#### Dataset section ####

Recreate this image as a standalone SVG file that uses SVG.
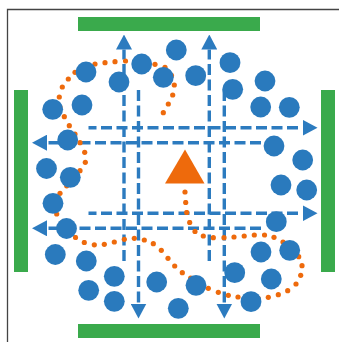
<svg xmlns="http://www.w3.org/2000/svg" width="339" height="342" viewBox="0 0 339 342">
<defs>
<style>
.frame{stroke:#444;stroke-width:1.3;fill:none}
.bar{fill:#3aaa4c}
.dash{stroke:#2c7bbf;stroke-width:3.4;fill:none;stroke-dasharray:11 4.5;marker-end:url(#ah)}
.orange{fill:none;stroke:none;marker-start:url(#dot);marker-mid:url(#dot);marker-end:url(#dot)}
.c{fill:#2a7abd}
.tri{fill:#ee6a0c}
</style>
<marker id="ah" markerUnits="userSpaceOnUse" viewBox="0 0 15 16" refX="0" refY="8" markerWidth="15" markerHeight="16" orient="auto">
<path d="M0,0 L15,8 L0,16 Z" fill="#2c7bbf"/>
</marker>
<marker id="dot" markerUnits="userSpaceOnUse" viewBox="-3 -3 6 6" refX="0" refY="0" markerWidth="6" markerHeight="6" orient="0">
<circle cx="0" cy="0" r="2.6" fill="#ee6a0c"/>
</marker>
</defs>
<rect width="339" height="342" fill="#fff"/>
<path class="frame" d="M7.5,342 V9.5 H339"/>
<g id="bar-top"><rect class="bar" x="78" y="17" width="182" height="14"/></g>
<g id="bar-bottom"><rect class="bar" x="78" y="324" width="182" height="14"/></g>
<g id="bar-left"><rect class="bar" x="14" y="90" width="14" height="182"/></g>
<g id="bar-right"><rect class="bar" x="321" y="90" width="14" height="182"/></g>
<g id="connectors">
<path class="dash" d="M124,261 V49.5"/>
<path class="dash" d="M209.3,261 V49.5"/>
<path class="dash" d="M138.5,90 V303.5"/>
<path class="dash" d="M224.3,90 V303.5"/>
<path class="dash" style="stroke-dashoffset:3" d="M88.5,127.7 H302.5"/>
<path class="dash" style="stroke-dashoffset:3" d="M88.5,213.3 H302.5"/>
<path class="dash" d="M261,142.7 H47"/>
<path class="dash" d="M261,228.3 H47"/>
<path class="orange" d="M185,192 L185.7,202.5 L186.7,212.5 L189.7,222.5 L195,231.5 L203.3,236 L213.3,237.7 L224,237.7 L234,237 L244.2,236 L254.3,235 L264.5,235 L274,237.3 L283,242 L291.5,249 L298.7,256.7 L302,265.7 L300.7,275.3 L296,284 L287.7,290.7 L278.3,294.7 L268.3,297.3 L258.2,298.3 L248,298 L238,297 L228.3,295.3 L218.3,292.3 L208.3,288.3 L199.5,283.5 L190.7,278 L182.3,272.7 L174.7,266 L168,258.3 L161.3,250.3 L153.3,243.7 L144.3,240 L134.3,238.3 L124.3,239.3 L114.3,242 L104.3,244.3 L94.3,244.8 L84.3,242.5 L75.5,237.5 L69.1,229.9 L62.9,222.1 L56.7,214 L58,203.7 L60,193.3 L66.7,185.8 L73.3,178.2 L80,170.7 L85.3,162.3 L84.7,152.3 L80,142.7 L75,134 L69.3,125.7 L64.3,116.7 L60,107 L59.3,97 L62.3,87 L68.3,79 L75,72.3 L85,67 L95,64 L105,62.7 L115,61.7 L125.5,61 L135.5,61.5 L145.5,62.5 L155,64.3 L165,67.3 L171.5,75.5 L174.3,85 L172.7,95 L168.3,104 L163.3,112.7"/>
</g>
<g id="triangle"><polygon class="tri" points="185,149.5 165,183.5 204.5,183.5"/></g>
<g id="c1"><circle class="c" cx="86" cy="72" r="10.4"/></g>
<g id="c2"><circle class="c" cx="119" cy="82" r="10.4"/></g>
<g id="c3"><circle class="c" cx="141.7" cy="64" r="10.4"/></g>
<g id="c4"><circle class="c" cx="163.3" cy="77.3" r="10.4"/></g>
<g id="c5"><circle class="c" cx="176.3" cy="50" r="10.4"/></g>
<g id="c6"><circle class="c" cx="195.7" cy="75.7" r="10.4"/></g>
<g id="c7"><circle class="c" cx="230" cy="62.7" r="10.4"/></g>
<g id="c8"><circle class="c" cx="232.7" cy="89.3" r="10.4"/></g>
<g id="c9"><circle class="c" cx="265" cy="81" r="10.4"/></g>
<g id="c10"><circle class="c" cx="260.7" cy="107" r="10.4"/></g>
<g id="c11"><circle class="c" cx="289.3" cy="107.3" r="10.4"/></g>
<g id="c12"><circle class="c" cx="274" cy="146" r="10.4"/></g>
<g id="c13"><circle class="c" cx="302.7" cy="160" r="10.4"/></g>
<g id="c14"><circle class="c" cx="281" cy="185" r="10.4"/></g>
<g id="c15"><circle class="c" cx="306.7" cy="190" r="10.4"/></g>
<g id="c16"><circle class="c" cx="276.3" cy="221.7" r="10.4"/></g>
<g id="c17"><circle class="c" cx="261" cy="252" r="10.4"/></g>
<g id="c18"><circle class="c" cx="289.7" cy="250.3" r="10.4"/></g>
<g id="c19"><circle class="c" cx="234.7" cy="272.7" r="10.4"/></g>
<g id="c20"><circle class="c" cx="271.3" cy="279" r="10.4"/></g>
<g id="c21"><circle class="c" cx="251" cy="301.7" r="10.4"/></g>
<g id="c22"><circle class="c" cx="196" cy="285.3" r="10.4"/></g>
<g id="c23"><circle class="c" cx="178.3" cy="308.3" r="10.4"/></g>
<g id="c24"><circle class="c" cx="156.7" cy="282" r="10.4"/></g>
<g id="c25"><circle class="c" cx="114.3" cy="276.3" r="10.4"/></g>
<g id="c26"><circle class="c" cx="88.7" cy="290.3" r="10.4"/></g>
<g id="c27"><circle class="c" cx="114.3" cy="301.3" r="10.4"/></g>
<g id="c28"><circle class="c" cx="86.3" cy="261" r="10.4"/></g>
<g id="c29"><circle class="c" cx="55.3" cy="254.5" r="10.4"/></g>
<g id="c30"><circle class="c" cx="66.5" cy="228.5" r="10.4"/></g>
<g id="c31"><circle class="c" cx="53" cy="203.3" r="10.4"/></g>
<g id="c32"><circle class="c" cx="70.3" cy="177.3" r="10.4"/></g>
<g id="c33"><circle class="c" cx="46.5" cy="168.5" r="10.4"/></g>
<g id="c34"><circle class="c" cx="67.7" cy="140" r="10.4"/></g>
<g id="c35"><circle class="c" cx="52.7" cy="109.3" r="10.4"/></g>
<g id="c36"><circle class="c" cx="82" cy="105" r="10.4"/></g>
</svg>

####

**What to do**
Restate the whole of the material word for word without the pictures.

**Written answer**
Recreate this image as a standalone SVG file that uses SVG.
<svg xmlns="http://www.w3.org/2000/svg" width="339" height="342" viewBox="0 0 339 342">
<defs>
<style>
.frame{stroke:#444;stroke-width:1.3;fill:none}
.bar{fill:#3aaa4c}
.dash{stroke:#2c7bbf;stroke-width:3.4;fill:none;stroke-dasharray:11 4.5;marker-end:url(#ah)}
.orange{fill:none;stroke:none;marker-start:url(#dot);marker-mid:url(#dot);marker-end:url(#dot)}
.c{fill:#2a7abd}
.tri{fill:#ee6a0c}
</style>
<marker id="ah" markerUnits="userSpaceOnUse" viewBox="0 0 15 16" refX="0" refY="8" markerWidth="15" markerHeight="16" orient="auto">
<path d="M0,0 L15,8 L0,16 Z" fill="#2c7bbf"/>
</marker>
<marker id="dot" markerUnits="userSpaceOnUse" viewBox="-3 -3 6 6" refX="0" refY="0" markerWidth="6" markerHeight="6" orient="0">
<circle cx="0" cy="0" r="2.6" fill="#ee6a0c"/>
</marker>
</defs>
<rect width="339" height="342" fill="#fff"/>
<path class="frame" d="M7.5,342 V9.5 H339"/>
<g id="bar-top"><rect class="bar" x="78" y="17" width="182" height="14"/></g>
<g id="bar-bottom"><rect class="bar" x="78" y="324" width="182" height="14"/></g>
<g id="bar-left"><rect class="bar" x="14" y="90" width="14" height="182"/></g>
<g id="bar-right"><rect class="bar" x="321" y="90" width="14" height="182"/></g>
<g id="connectors">
<path class="dash" d="M124,261 V49.5"/>
<path class="dash" d="M209.3,261 V49.5"/>
<path class="dash" d="M138.5,90 V303.5"/>
<path class="dash" d="M224.3,90 V303.5"/>
<path class="dash" style="stroke-dashoffset:3" d="M88.5,127.7 H302.5"/>
<path class="dash" style="stroke-dashoffset:3" d="M88.5,213.3 H302.5"/>
<path class="dash" d="M261,142.7 H47"/>
<path class="dash" d="M261,228.3 H47"/>
<path class="orange" d="M185,192 L185.7,202.5 L186.7,212.5 L189.7,222.5 L195,231.5 L203.3,236 L213.3,237.7 L224,237.7 L234,237 L244.2,236 L254.3,235 L264.5,235 L274,237.3 L283,242 L291.5,249 L298.7,256.7 L302,265.7 L300.7,275.3 L296,284 L287.7,290.7 L278.3,294.7 L268.3,297.3 L258.2,298.3 L248,298 L238,297 L228.3,295.3 L218.3,292.3 L208.3,288.3 L199.5,283.5 L190.7,278 L182.3,272.7 L174.7,266 L168,258.3 L161.3,250.3 L153.3,243.7 L144.3,240 L134.3,238.3 L124.3,239.3 L114.3,242 L104.3,244.3 L94.3,244.8 L84.3,242.5 L75.5,237.5 L69.1,229.9 L62.9,222.1 L56.7,214 L58,203.7 L60,193.3 L66.7,185.8 L73.3,178.2 L80,170.7 L85.3,162.3 L84.7,152.3 L80,142.7 L75,134 L69.3,125.7 L64.3,116.7 L60,107 L59.3,97 L62.3,87 L68.3,79 L75,72.3 L85,67 L95,64 L105,62.7 L115,61.7 L125.5,61 L135.5,61.5 L145.5,62.5 L155,64.3 L165,67.3 L171.5,75.5 L174.3,85 L172.7,95 L168.3,104 L163.3,112.7"/>
</g>
<g id="triangle"><polygon class="tri" points="185,149.5 165,183.5 204.5,183.5"/></g>
<g id="c1"><circle class="c" cx="86" cy="72" r="10.4"/></g>
<g id="c2"><circle class="c" cx="119" cy="82" r="10.4"/></g>
<g id="c3"><circle class="c" cx="141.7" cy="64" r="10.4"/></g>
<g id="c4"><circle class="c" cx="163.3" cy="77.3" r="10.4"/></g>
<g id="c5"><circle class="c" cx="176.3" cy="50" r="10.4"/></g>
<g id="c6"><circle class="c" cx="195.7" cy="75.7" r="10.4"/></g>
<g id="c7"><circle class="c" cx="230" cy="62.7" r="10.4"/></g>
<g id="c8"><circle class="c" cx="232.7" cy="89.3" r="10.4"/></g>
<g id="c9"><circle class="c" cx="265" cy="81" r="10.4"/></g>
<g id="c10"><circle class="c" cx="260.7" cy="107" r="10.4"/></g>
<g id="c11"><circle class="c" cx="289.3" cy="107.3" r="10.4"/></g>
<g id="c12"><circle class="c" cx="274" cy="146" r="10.4"/></g>
<g id="c13"><circle class="c" cx="302.7" cy="160" r="10.4"/></g>
<g id="c14"><circle class="c" cx="281" cy="185" r="10.4"/></g>
<g id="c15"><circle class="c" cx="306.7" cy="190" r="10.4"/></g>
<g id="c16"><circle class="c" cx="276.3" cy="221.7" r="10.4"/></g>
<g id="c17"><circle class="c" cx="261" cy="252" r="10.4"/></g>
<g id="c18"><circle class="c" cx="289.7" cy="250.3" r="10.4"/></g>
<g id="c19"><circle class="c" cx="234.7" cy="272.7" r="10.4"/></g>
<g id="c20"><circle class="c" cx="271.3" cy="279" r="10.4"/></g>
<g id="c21"><circle class="c" cx="251" cy="301.7" r="10.4"/></g>
<g id="c22"><circle class="c" cx="196" cy="285.3" r="10.4"/></g>
<g id="c23"><circle class="c" cx="178.3" cy="308.3" r="10.4"/></g>
<g id="c24"><circle class="c" cx="156.7" cy="282" r="10.4"/></g>
<g id="c25"><circle class="c" cx="114.3" cy="276.3" r="10.4"/></g>
<g id="c26"><circle class="c" cx="88.7" cy="290.3" r="10.4"/></g>
<g id="c27"><circle class="c" cx="114.3" cy="301.3" r="10.4"/></g>
<g id="c28"><circle class="c" cx="86.3" cy="261" r="10.4"/></g>
<g id="c29"><circle class="c" cx="55.3" cy="254.5" r="10.4"/></g>
<g id="c30"><circle class="c" cx="66.5" cy="228.5" r="10.4"/></g>
<g id="c31"><circle class="c" cx="53" cy="203.3" r="10.4"/></g>
<g id="c32"><circle class="c" cx="70.3" cy="177.3" r="10.4"/></g>
<g id="c33"><circle class="c" cx="46.5" cy="168.5" r="10.4"/></g>
<g id="c34"><circle class="c" cx="67.7" cy="140" r="10.4"/></g>
<g id="c35"><circle class="c" cx="52.7" cy="109.3" r="10.4"/></g>
<g id="c36"><circle class="c" cx="82" cy="105" r="10.4"/></g>
</svg>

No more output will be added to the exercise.